There is much to be said of South African politics. Not surprisingly, the real country was different from the media hype. I'm not defending anything or anybody. This article deals strictly with a once in a lifetime flying experience.

Back in the summer of 1986 my company was involved in a long distance MG car rally. There were several international participants, including a small contingent from South Africa. Three weeks, and 7,000 miles later, they had gone a long way toward convincing me I should fly to South Africa in October for a large MG event of their own.

As it turned out, the departure date coincided with the last direct flight from New York to Johannesburg. October 1986 was right at the heart of the American media's full court press on sanctions. Arriving at the South African Airways counter, multiple reporters were standing about speculating for the cameras as t why so many people were getting on the plane. I wonder if anyone bothered to point out the fact sanctions would not stop airline travel, and in future the trip would be more difficult, so why not get on the last direct flight?

The trip almost ended at South African customs when I foolishly listed my occupation as "editor." While a true statement, the fact is I was editor of a small in house trade publication. Next time I'll put "businessman" and be done with it. With customs issued resolved, the small group of Americans, myself included, blended into the general milieu of the event.

Knowing of my interest in aviation, I was asked one morning if I would be interested in ride aboard SAA's newly restored Junkers 52. This aircraft was lovingly restored with the help of the German government to commemorate the first aircraft with which South African Airways was started. Not one to pass such an opportunity, the appropriate affirmative was given and we were off to the airport.

As luck would have it, SAA's chief training pilot was one of the group who had flown to the US for our event. In fact, he had brought over a car with which to participate. As a thank you for our efforts in the US, he scheduled a training flight in the Junkers to coincide with my visit. In addition to seeing the aircraft up close, and getting a ride, I received one more unexpected gift. After a short time in the air, I was invited up to the cockpit and offered the left seat. "okay, if you insist."

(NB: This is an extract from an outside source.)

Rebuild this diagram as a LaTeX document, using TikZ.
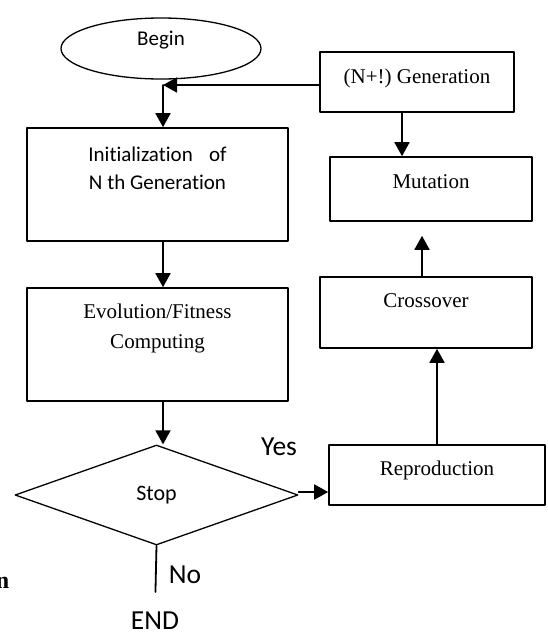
\documentclass[tikz,border=0pt]{standalone}
\usepackage{fontspec}
\setmainfont{Liberation Serif}
\newfontfamily\calibri[Ligatures=NoCommon]{Carlito}
\usetikzlibrary{shapes.geometric, arrows.meta}
\frenchspacing

\begin{document}
\begin{tikzpicture}[x=1pt, y=-1pt, line cap=round, line join=round,
		box/.style={draw=black, line width=1.6pt, fill=white, inner sep=0pt},
		sanstext/.style={font=\calibri\fontsize{21}{28}\selectfont},
		seriftext/.style={font=\fontsize{21}{30}\selectfont},
		bigtext/.style={font=\calibri\fontsize{27.5}{30}\selectfont, inner sep=0pt},
		flow/.style={line width=1.8pt, -{Triangle[width=15pt, length=14pt]}},
		plain/.style={line width=1.8pt}]
	\useasboundingbox (0, 0) rectangle (547, 635);
	% Left column
	\node [ellipse, draw=black, line width=1.3pt, minimum width=200pt, minimum height=61pt, inner sep=0pt, sanstext, text height=15pt, text depth=21pt] (begin) at (161, 48.5) {Begin};
	\node [box, sanstext, minimum width=261pt, minimum height=113pt, text depth=37.6pt] (init) at (157.5, 184.5) {\begin{tabular}[b]{@{}c@{}}Initialization\hspace{0.55em} of\\N th Generation\end{tabular}};
	\node [box, seriftext, minimum width=261pt, minimum height=113pt, text depth=43pt] (evo) at (157.5, 344.5) {\begin{tabular}[b]{@{}c@{}}Evolution/Fitness\\Computing\end{tabular}};
	\node [diamond, draw=black, line width=1.3pt, minimum width=283pt, minimum height=100pt, inner sep=0pt, font=\calibri\fontsize{22}{26}\selectfont] (stop) at (156.5, 495) {Stop};
	% Right column
	\node [box, seriftext, minimum width=194pt, minimum height=60pt, text height=15pt, text depth=13pt] (gen) at (417, 82) {(N+!) Generation};
	\node [box, seriftext, minimum width=202pt, minimum height=64pt, text height=15pt, text depth=17pt] (mut) at (431, 189) {Mutation};
	\node [box, seriftext, minimum width=212pt, minimum height=71pt, text height=15pt, text depth=26pt] (cross) at (426, 312.5) {Crossover};
	\node [box, seriftext, minimum width=216pt, minimum height=60pt, text height=15pt, text depth=15pt] (repro) at (437, 475) {Reproduction};
	% Free labels
	\node [bigtext] (yes) at (279, 447) {Yes};
	\node [bigtext] (no) at (185, 575) {No};
	\node [bigtext] (end) at (155, 621) {END};
	\node [font=\bfseries\fontsize{24}{28}\selectfont, inner sep=0pt] (cut) at (2.5, 583) {n};
	% Connectors
	\coordinate (join) at (163, 85);
	\draw [flow] (gen.west |- join) -- (join);
	\draw [flow] (join) -- (init.north -| join);
	\draw [flow] (init.south -| join) -- (evo.north -| join);
	\draw [flow] (evo.south -| join) -- (stop.north -| join);
	\draw [flow] ([yshift=3pt]stop.east) -- ([yshift=3pt]stop.east -| repro.west);
	\draw [plain, shorten >=20pt] (stop.south) -- (end.north);
	\draw [flow] (repro.north) -- (repro.north |- cross.south);
	\draw [flow, shorten >=14pt] ([xshift=-4pt]cross.north) -- ([xshift=-4pt]cross.north |- mut.south);
	\draw [flow] ([xshift=-15pt]gen.south) -- ([xshift=-15pt]gen.south |- mut.north);
\end{tikzpicture}
\end{document}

After a few minutes of familiarization with the controls, we headed toward a small local airport. I guided the plane into the pattern as instructed. As we flew the base leg and turned on final approach I was more than a little excited. Was he really going to let me land this thing? Sadly no, there were other passengers aboard, and air regs would not allow a curly headed American to pancake this precious machine.

After landing, we taxied in. A group of us exited the plane and watched as it practiced a series of touch and goes. This was in fact a legitimate training exercise. Once the flight instruction was done, we re boarded and headed for home. This was a unique and unexpected experience. Speaking about it with my host a few days later led to one of my favorite comeuppance stories.

A couple we weeks later I was at the American consulate. I wanted to extend my stay, but wasn't about to take any risks with an expired entry visa. On the way out, on an elevator, I was bemoaning the fact I did not have my log book. I could have had an entry for the Ju 52 flight. Another fellow riding in the elevator suddenly perked up and blurted out there was no way I would ever get to fly SAA's prized Junkers. In fact, I would lucky to get aboard at all. My host calmly retorted that not only had I been for a ride, but had in fact flown the airplane. For the rest of the ride down, that elevator sure seemed small.

Junkers 52 Stats:

Wingspan: 95' 11.5"
Length: 62'
Gross: 24,250 lbs.
Max Speed: 178
Range: 810 miles
Service Ceiling: 19,360 ft.
Engines: Three BMW engines , 700-800 hp. ea.

This aircraft was built in Spain after the war by CASA.